[Code that draws figures]

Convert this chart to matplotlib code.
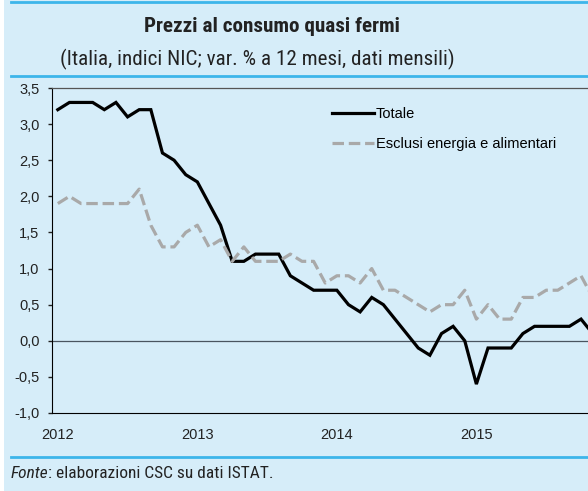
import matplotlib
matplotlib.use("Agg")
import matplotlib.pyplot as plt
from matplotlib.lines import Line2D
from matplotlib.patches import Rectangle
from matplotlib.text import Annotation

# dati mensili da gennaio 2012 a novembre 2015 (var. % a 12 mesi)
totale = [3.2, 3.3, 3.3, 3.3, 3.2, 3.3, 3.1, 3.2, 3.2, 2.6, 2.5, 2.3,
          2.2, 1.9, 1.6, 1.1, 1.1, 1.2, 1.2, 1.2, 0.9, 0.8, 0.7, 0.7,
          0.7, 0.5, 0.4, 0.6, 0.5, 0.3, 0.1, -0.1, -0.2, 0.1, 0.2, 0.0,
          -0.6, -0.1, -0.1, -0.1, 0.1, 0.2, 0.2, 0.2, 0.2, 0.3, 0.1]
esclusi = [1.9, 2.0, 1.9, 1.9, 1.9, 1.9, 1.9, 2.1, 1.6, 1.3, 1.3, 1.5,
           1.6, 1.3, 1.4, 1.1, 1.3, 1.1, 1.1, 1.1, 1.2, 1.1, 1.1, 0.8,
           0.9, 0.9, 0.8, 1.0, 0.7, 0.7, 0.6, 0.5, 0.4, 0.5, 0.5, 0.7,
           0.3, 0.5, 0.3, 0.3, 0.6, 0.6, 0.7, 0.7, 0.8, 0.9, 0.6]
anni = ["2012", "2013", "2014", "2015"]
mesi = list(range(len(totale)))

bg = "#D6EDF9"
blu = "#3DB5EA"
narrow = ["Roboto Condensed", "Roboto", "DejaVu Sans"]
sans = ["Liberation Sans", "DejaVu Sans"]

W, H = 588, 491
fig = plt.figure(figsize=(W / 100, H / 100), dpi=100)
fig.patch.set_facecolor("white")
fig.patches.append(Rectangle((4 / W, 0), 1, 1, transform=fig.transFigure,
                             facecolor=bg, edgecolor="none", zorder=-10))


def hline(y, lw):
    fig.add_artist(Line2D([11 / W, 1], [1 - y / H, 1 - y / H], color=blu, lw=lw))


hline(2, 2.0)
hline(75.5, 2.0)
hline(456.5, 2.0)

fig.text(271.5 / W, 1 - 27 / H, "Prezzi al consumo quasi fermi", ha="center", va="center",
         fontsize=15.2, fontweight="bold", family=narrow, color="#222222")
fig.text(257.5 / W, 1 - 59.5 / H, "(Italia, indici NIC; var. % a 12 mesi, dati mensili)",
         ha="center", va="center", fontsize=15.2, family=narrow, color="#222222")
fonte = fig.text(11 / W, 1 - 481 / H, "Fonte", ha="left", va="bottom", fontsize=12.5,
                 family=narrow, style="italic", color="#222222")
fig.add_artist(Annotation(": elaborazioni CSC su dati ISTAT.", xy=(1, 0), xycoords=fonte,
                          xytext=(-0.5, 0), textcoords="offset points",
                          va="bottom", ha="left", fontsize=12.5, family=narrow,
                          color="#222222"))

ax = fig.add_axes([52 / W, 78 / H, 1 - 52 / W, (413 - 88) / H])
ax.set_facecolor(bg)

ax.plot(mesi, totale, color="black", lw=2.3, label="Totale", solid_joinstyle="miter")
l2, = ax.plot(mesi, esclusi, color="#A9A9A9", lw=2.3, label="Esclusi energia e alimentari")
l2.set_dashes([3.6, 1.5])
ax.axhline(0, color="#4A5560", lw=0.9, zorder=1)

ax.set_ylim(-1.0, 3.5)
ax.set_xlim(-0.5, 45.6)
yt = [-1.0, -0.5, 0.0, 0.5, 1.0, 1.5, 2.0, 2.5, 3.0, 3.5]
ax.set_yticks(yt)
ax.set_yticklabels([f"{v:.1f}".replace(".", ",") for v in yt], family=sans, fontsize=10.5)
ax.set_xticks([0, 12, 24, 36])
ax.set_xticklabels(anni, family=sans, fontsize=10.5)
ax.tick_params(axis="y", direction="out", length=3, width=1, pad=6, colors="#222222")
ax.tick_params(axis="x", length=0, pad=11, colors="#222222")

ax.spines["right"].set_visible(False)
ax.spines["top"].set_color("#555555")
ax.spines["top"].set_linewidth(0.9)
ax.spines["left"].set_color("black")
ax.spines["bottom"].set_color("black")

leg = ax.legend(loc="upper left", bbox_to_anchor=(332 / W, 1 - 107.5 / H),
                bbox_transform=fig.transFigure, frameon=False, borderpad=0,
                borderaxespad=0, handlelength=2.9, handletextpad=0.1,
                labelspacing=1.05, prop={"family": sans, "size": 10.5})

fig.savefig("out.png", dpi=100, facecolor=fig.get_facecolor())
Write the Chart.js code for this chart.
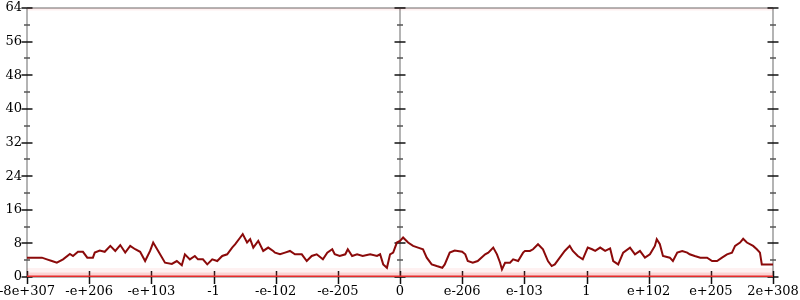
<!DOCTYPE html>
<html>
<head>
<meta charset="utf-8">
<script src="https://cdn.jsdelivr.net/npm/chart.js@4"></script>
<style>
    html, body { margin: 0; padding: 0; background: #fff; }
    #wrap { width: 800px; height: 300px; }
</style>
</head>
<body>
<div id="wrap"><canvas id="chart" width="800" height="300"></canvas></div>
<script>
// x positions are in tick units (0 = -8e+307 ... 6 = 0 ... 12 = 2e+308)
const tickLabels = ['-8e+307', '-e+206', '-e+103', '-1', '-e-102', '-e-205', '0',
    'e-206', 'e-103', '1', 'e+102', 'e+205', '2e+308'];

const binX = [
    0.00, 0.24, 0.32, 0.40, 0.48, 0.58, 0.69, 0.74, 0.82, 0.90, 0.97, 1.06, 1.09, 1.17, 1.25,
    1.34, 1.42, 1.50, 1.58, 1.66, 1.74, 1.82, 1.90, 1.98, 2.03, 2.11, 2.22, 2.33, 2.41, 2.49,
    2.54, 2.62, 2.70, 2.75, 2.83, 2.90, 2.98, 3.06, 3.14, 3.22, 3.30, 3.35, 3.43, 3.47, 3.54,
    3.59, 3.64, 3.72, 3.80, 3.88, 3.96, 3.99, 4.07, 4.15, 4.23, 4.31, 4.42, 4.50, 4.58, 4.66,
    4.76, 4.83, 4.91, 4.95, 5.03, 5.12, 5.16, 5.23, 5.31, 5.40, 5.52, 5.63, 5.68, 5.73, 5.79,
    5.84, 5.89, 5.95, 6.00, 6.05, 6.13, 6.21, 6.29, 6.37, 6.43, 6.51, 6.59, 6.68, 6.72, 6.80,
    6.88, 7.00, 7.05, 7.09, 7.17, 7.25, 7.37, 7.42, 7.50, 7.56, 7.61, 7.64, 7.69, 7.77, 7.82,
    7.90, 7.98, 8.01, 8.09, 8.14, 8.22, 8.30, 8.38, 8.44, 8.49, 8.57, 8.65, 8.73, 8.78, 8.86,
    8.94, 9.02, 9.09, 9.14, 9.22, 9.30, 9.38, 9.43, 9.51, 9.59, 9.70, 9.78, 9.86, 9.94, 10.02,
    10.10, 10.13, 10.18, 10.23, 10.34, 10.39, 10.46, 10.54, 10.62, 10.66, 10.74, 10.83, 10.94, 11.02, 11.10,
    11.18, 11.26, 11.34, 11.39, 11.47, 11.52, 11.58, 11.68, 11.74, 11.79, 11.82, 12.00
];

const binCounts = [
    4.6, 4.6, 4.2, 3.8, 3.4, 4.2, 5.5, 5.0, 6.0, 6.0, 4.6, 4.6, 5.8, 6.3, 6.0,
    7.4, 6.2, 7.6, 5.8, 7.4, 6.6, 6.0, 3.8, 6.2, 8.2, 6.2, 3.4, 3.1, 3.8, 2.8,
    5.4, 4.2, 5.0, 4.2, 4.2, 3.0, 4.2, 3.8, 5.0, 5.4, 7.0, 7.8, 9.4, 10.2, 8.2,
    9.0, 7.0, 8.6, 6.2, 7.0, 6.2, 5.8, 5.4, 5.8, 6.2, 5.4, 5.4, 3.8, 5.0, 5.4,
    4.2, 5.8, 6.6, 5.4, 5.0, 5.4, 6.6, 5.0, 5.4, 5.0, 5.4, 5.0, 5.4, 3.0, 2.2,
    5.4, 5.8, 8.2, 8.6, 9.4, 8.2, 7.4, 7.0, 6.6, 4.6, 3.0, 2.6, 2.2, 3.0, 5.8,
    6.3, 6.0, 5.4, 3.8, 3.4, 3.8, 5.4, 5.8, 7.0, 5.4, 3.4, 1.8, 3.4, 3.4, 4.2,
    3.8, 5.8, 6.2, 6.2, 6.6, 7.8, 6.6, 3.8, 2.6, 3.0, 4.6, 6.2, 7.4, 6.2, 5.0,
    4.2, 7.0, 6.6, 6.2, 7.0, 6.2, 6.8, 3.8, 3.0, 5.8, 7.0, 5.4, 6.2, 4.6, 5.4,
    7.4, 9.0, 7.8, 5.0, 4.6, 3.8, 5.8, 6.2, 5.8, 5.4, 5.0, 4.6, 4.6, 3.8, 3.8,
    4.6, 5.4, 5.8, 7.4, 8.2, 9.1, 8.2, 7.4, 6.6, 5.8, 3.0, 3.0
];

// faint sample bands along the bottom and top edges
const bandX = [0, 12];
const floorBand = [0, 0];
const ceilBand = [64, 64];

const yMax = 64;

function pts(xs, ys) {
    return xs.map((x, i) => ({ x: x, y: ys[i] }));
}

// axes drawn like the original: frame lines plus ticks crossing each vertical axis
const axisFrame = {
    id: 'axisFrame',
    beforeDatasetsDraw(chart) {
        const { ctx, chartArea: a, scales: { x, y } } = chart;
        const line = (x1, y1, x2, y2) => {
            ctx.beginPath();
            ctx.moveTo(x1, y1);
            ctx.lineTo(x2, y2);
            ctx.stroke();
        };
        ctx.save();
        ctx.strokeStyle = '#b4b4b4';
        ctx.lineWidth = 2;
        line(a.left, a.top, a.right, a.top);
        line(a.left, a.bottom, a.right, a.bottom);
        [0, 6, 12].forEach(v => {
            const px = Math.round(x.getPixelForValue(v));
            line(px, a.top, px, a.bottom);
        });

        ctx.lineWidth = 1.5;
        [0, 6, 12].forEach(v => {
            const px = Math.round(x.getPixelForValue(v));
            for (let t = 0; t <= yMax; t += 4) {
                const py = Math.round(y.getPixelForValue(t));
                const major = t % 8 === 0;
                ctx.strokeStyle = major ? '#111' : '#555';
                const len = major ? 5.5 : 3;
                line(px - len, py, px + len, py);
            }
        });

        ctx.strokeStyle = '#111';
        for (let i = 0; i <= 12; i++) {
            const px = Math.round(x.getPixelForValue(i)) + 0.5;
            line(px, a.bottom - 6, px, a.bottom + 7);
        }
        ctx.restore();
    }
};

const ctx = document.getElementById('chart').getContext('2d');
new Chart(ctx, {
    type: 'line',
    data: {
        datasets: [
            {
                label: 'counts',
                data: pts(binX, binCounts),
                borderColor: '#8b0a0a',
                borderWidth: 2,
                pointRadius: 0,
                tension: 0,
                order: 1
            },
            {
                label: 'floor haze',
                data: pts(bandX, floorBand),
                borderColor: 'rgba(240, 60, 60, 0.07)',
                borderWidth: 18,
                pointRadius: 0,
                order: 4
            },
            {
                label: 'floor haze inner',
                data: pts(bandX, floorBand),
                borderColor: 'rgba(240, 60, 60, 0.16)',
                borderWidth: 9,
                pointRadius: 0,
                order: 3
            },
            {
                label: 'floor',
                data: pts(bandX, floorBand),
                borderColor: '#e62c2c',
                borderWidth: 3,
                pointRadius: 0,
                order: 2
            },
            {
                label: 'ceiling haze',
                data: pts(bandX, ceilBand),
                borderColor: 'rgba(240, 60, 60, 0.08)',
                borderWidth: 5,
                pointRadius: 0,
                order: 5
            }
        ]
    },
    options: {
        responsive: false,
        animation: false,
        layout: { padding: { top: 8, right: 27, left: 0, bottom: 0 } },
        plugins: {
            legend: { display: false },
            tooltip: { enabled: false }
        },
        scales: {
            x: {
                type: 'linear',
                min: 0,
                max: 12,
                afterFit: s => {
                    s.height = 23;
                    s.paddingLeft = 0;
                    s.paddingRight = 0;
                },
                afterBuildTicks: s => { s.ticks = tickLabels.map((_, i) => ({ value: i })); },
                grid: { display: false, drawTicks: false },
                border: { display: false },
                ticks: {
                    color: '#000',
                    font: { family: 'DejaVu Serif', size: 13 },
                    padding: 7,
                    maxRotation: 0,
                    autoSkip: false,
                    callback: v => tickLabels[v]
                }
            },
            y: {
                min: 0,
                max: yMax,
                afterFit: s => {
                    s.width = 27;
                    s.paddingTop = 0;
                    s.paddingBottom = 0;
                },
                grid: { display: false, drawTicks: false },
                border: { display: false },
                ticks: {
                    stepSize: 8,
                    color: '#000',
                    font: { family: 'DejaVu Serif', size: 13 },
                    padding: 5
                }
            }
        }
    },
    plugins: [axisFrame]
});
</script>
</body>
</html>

# Instructions to follow
Take the material above from its first line through the line holding "from matplotlib.text import Annotation" and set it down exactly, without the pictures.

# Solution to this problem
Convert this chart to matplotlib code.
import matplotlib
matplotlib.use("Agg")
import matplotlib.pyplot as plt
from matplotlib.lines import Line2D
from matplotlib.patches import Rectangle
from matplotlib.text import Annotation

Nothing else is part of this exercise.